SNUB POLLARD'S AUTOBIOGRAPHY by Dora Gjhaar
2009

$6

16 fully illustrated pages



I found an old tobacco "Movie Star" card in a Brooklyn Flea Market with Snub Pollard on it. What a face! What a mustache! I started carrying it around in my wallet, behind my ID.



I didn't know anything about Snub at the time and he became a bit of an obsession; where did he come from? Did he curse a lot? Did he hop trains or toss pennies to the beggars? Did he ever walk down 42nd St? This preoccupation turned into an art project when I started putting words in his mouth. In a couple weeks I'd written Snub Pollard's Autobiography, which is essentially a picture book.

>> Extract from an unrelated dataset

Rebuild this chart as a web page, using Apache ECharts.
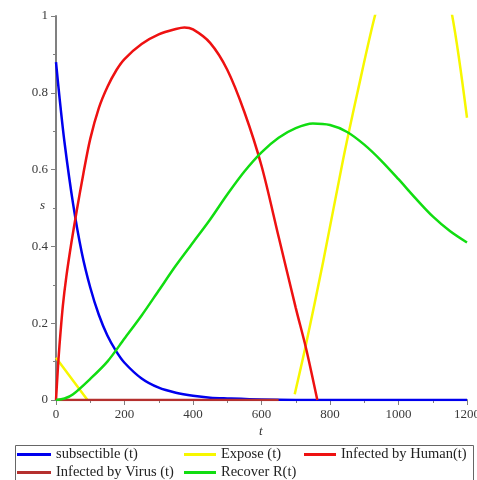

The book explores the psyche of a man from the inside out and in the loosest possible terms -- mostly images and non-sequitors. The result is what I consider a quilt of frozen moments, some life-defining and others completely unremarkable, woven together in an effort to resurrect the memory of one of hollywood's most successful silent comics. Someone who, to me, epitomizes the idea that a famous life disappears from memory twenty or thirty seconds later than an obscure one.



Inevitably I did pick up some concrete information about Snub in the course of the project and I incorporated those things into the work. If you've ever seen Singing In The Rain, when the title song ends, Gene Kelly hands his umbrella to an aged Snub Pollard - Snub didn't have a single line and was uncredited in the film but his strut is unmistakable.